U.S. aircraft destroyed a car carrying “core al-Qaeda” members in northwestern Syria, Tuesday night, according to Pentagon officials. It is the second strike against the group’s affiliate in Syria in less than 72 hours.
On Sunday a U.S. airstrike targeted Abu Firas al-Suri, a spokesman for al-Nusra. Al-Suri had deep ties to the original elements of al-Qaeda in Afghanistan, having fought along side Osama Bin Laden in the 1980s and 1990s. Pentagon Press Secretary Peter Cook described those ties when explaining the rationale for the strike. The Pentagon is still working to confirm al-Suri’s death.

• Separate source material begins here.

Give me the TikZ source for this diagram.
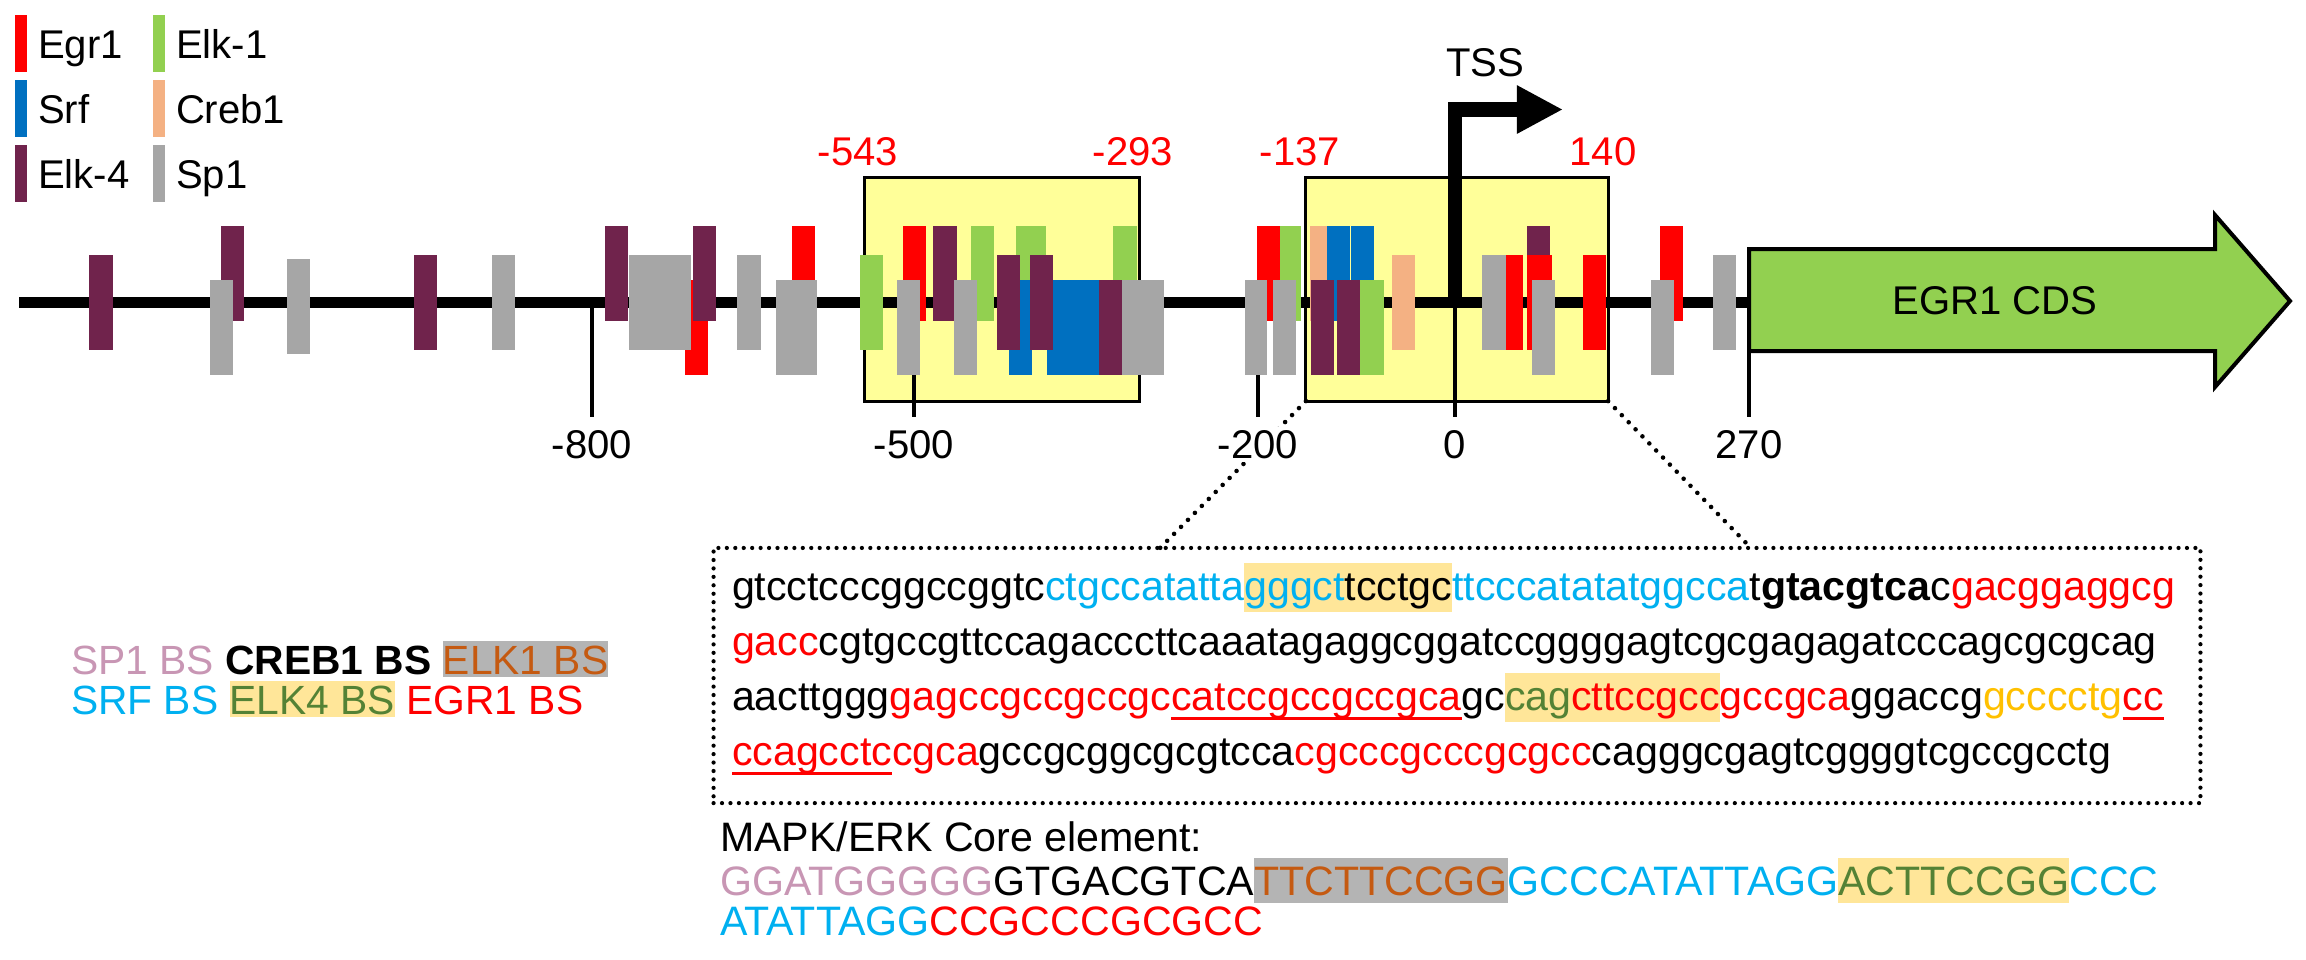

According to the defense official, at least 20 other people were killed in the Sunday strike that targeted a meeting between al-Nusra and another Islamist group in the village of Kafr Jales in Idlib province.
#Syria US renewed anti-AQ strikes in Syria. 5 JN/AQ militants killed in a car hit by a drone in #Idlib. pic.twitter.com/oUq0NOW4xy
— Green lemon (@green_lemonnn) April 5, 2016
The strike was considered “counter-terror” in nature and conducted unilaterally, according to the official, hence it was absent from the daily airstrike reports released by the U.S.-led coalition mission against the Islamic State.
The U.S. has gone after al-Qaeda’s affiliate in Syria in the past, including elements of the Khorasan Group — a cell within al-Nusra that planned external attacks against the West.
The Pentagon, for the most part, has refrained from striking al-Nusra. In July, U.S. airstrikes targeted the group after they overran a small contingent of U.S.-backed rebels that had been recently sent back into Syria following the completion of their Pentagon-led training course.
Al-Nusra is well established in Idlib province and other parts of western Syria and has often fought alongside opposition groups that are considered more moderate by the United States and some of its allies.